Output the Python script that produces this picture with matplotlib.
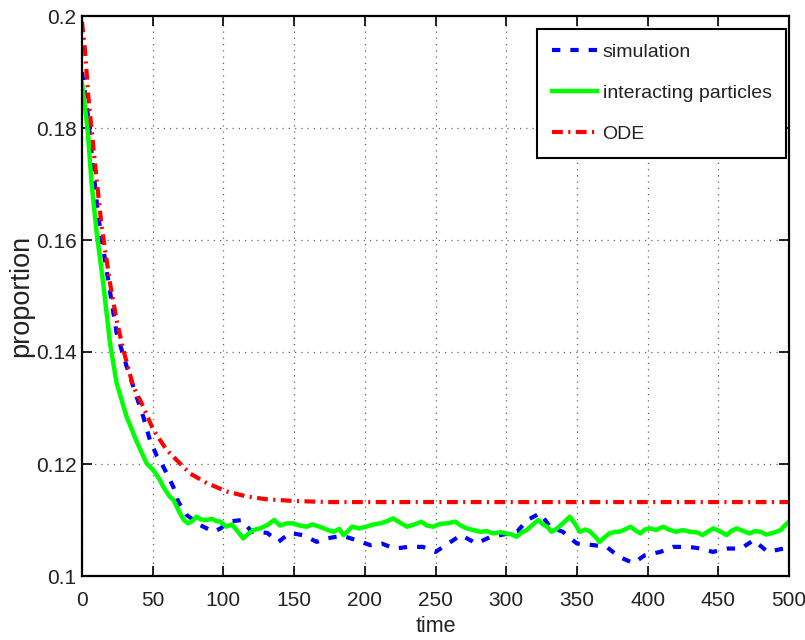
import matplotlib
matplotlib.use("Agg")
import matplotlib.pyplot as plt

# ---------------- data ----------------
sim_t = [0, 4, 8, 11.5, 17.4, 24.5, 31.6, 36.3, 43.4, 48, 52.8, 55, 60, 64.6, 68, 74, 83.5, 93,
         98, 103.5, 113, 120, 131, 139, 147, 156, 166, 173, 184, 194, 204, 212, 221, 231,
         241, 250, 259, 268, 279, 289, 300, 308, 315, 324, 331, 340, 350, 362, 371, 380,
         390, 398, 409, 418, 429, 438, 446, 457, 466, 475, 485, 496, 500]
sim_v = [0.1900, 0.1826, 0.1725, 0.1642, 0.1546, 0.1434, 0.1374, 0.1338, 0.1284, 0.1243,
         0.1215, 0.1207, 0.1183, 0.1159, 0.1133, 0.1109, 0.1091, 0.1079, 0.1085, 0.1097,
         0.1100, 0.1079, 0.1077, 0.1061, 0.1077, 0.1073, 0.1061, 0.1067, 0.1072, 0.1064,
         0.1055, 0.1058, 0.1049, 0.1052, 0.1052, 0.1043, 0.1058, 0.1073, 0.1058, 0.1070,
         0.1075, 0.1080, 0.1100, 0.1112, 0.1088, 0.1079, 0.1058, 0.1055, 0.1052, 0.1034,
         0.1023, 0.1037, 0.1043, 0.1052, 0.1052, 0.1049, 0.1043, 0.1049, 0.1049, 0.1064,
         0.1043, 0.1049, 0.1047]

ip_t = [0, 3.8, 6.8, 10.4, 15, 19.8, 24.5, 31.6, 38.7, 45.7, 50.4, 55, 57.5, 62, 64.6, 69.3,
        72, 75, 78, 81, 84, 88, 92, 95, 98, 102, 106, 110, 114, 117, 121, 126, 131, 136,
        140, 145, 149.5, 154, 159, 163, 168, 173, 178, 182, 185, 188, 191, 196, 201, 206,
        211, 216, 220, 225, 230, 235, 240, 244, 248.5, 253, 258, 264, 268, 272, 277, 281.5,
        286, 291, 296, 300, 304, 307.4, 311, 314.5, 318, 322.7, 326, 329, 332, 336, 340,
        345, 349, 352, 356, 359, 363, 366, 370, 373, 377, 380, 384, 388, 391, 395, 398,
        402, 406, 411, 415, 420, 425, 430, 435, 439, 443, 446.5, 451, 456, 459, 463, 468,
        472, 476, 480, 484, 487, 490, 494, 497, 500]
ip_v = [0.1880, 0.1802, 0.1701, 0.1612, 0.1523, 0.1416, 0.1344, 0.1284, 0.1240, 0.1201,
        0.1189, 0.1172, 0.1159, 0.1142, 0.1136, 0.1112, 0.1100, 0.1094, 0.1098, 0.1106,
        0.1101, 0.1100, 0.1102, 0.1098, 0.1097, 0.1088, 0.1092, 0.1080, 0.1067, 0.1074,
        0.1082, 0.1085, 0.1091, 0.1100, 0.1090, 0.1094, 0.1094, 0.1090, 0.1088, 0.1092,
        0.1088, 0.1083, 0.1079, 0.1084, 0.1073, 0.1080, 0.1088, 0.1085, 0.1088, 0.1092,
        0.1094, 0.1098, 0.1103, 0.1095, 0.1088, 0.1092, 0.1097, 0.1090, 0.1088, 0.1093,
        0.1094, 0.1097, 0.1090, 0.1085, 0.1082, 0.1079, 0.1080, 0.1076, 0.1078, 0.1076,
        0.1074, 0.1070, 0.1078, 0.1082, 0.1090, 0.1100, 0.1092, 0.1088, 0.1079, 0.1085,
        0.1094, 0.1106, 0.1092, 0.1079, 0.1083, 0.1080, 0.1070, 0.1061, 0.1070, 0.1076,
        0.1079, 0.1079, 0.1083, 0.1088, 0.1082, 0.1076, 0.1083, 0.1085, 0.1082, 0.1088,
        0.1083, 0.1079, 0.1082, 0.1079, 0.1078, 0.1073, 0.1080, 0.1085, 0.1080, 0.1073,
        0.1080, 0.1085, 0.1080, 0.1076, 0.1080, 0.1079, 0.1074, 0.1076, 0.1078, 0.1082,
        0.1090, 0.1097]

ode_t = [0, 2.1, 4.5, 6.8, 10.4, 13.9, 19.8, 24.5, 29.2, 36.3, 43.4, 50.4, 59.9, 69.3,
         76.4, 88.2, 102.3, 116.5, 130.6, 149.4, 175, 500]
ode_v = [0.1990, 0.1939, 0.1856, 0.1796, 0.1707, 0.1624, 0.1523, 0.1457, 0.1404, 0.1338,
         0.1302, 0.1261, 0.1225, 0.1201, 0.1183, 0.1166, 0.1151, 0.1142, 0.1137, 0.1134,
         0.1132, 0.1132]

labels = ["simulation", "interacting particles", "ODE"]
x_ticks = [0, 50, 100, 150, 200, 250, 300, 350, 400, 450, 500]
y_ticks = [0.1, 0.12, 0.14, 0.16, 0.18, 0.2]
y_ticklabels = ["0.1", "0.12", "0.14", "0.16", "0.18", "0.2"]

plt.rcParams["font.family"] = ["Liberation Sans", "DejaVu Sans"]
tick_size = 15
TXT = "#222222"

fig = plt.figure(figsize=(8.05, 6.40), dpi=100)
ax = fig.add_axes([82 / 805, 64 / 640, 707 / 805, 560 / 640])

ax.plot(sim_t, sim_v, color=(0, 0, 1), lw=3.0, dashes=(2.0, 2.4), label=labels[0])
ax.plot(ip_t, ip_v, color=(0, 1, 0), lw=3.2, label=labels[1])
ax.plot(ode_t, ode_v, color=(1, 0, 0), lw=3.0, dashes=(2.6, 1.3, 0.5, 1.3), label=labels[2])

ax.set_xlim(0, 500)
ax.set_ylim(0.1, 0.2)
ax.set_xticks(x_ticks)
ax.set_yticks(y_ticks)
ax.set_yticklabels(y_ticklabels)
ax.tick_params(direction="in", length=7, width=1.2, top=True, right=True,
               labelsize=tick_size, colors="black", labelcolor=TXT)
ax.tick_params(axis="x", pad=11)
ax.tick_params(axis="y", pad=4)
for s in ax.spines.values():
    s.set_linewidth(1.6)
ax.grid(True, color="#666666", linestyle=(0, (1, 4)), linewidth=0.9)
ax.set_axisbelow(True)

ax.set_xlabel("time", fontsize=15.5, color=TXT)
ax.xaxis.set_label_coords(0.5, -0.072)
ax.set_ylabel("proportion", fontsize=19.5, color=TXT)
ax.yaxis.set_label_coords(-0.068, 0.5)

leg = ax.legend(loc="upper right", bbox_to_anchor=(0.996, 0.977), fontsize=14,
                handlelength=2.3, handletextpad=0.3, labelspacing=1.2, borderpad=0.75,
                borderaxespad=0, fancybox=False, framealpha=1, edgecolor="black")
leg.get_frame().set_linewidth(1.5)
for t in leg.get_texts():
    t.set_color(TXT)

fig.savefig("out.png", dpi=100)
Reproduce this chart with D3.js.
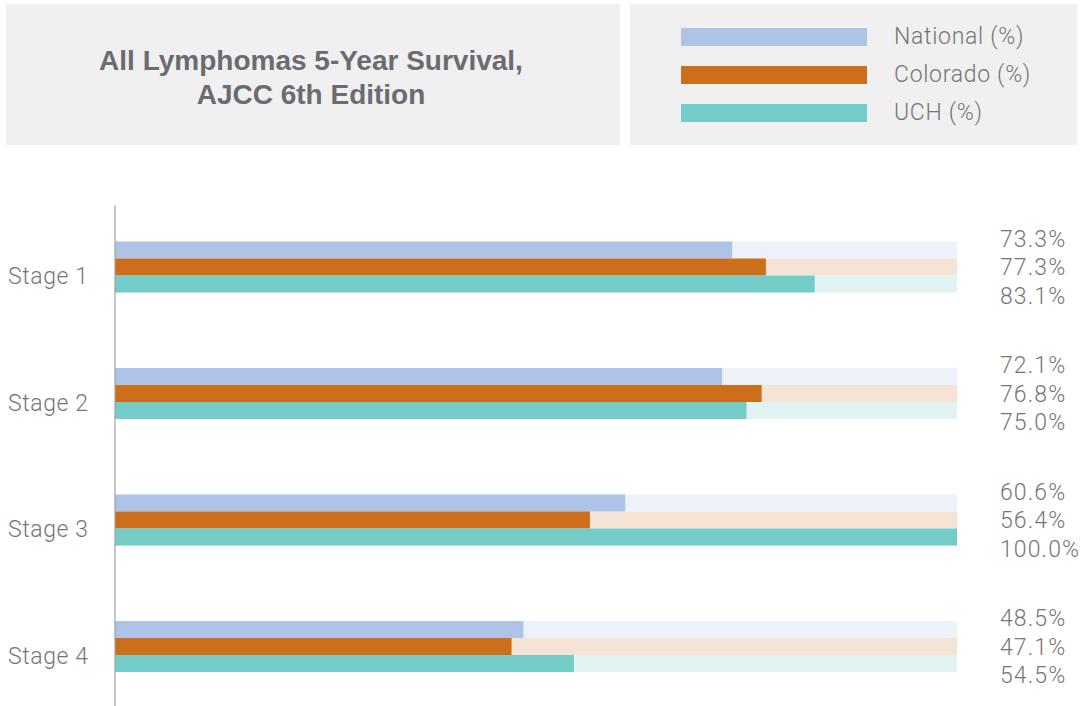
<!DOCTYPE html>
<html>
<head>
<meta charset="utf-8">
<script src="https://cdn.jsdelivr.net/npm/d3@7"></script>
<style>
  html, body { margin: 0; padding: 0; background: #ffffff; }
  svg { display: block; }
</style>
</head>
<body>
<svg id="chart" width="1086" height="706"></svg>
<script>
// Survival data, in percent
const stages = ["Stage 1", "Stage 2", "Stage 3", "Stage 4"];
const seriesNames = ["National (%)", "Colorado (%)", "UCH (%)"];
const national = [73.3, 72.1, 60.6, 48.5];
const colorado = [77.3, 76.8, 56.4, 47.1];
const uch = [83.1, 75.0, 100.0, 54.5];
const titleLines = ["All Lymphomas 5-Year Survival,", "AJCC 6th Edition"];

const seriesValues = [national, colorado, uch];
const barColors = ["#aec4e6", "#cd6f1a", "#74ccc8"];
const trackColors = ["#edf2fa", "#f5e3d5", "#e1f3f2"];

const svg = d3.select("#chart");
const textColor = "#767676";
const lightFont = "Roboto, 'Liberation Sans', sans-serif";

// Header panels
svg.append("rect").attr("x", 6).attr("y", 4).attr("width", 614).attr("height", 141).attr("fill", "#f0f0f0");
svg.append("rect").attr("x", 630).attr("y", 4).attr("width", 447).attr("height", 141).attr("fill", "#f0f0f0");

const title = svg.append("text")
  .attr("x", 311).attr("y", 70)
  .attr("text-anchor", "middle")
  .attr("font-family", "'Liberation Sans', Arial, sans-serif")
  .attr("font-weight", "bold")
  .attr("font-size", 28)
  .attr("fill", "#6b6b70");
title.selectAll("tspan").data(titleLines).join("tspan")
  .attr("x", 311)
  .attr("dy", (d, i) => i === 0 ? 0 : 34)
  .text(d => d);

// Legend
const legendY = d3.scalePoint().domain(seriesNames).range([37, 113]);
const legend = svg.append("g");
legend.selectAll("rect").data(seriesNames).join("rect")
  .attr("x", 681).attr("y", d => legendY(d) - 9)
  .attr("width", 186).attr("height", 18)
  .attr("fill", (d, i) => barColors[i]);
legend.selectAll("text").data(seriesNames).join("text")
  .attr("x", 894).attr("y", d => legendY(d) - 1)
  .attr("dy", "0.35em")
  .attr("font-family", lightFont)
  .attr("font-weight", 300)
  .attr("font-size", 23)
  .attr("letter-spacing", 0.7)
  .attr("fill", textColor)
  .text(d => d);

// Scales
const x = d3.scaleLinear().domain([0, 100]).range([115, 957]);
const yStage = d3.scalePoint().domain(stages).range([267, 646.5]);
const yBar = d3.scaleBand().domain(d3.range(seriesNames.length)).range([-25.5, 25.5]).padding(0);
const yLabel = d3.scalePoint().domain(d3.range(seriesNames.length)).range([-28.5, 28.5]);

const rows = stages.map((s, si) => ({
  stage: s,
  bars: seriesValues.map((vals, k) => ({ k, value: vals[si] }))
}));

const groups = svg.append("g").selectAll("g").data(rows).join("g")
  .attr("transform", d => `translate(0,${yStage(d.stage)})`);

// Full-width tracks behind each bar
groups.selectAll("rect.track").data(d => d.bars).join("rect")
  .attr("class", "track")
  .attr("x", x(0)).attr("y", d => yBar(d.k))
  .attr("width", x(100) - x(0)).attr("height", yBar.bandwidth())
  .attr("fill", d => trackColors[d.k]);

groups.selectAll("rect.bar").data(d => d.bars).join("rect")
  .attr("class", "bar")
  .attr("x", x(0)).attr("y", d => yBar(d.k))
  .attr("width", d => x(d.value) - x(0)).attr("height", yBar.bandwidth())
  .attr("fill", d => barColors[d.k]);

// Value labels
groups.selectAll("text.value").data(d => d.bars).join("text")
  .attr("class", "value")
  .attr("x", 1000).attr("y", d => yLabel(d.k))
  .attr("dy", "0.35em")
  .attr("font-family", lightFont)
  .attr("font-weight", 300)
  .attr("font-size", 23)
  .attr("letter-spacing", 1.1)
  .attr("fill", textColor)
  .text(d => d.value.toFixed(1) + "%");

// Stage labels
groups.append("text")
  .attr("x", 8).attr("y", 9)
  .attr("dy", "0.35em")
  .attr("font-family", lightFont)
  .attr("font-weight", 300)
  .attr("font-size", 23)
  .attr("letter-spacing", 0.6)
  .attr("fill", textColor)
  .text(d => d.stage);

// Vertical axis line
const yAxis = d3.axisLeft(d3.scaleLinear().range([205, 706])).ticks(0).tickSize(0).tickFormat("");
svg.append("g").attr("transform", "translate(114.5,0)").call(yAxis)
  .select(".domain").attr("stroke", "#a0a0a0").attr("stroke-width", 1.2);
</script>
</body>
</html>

◆ ◆ ◆

List every line in the records above that contains the word "script".

**Response:**
Output the Python script that produces this picture with matplotlib.
<script src="https://cdn.jsdelivr.net/npm/d3@7"></script>
<script>
</script>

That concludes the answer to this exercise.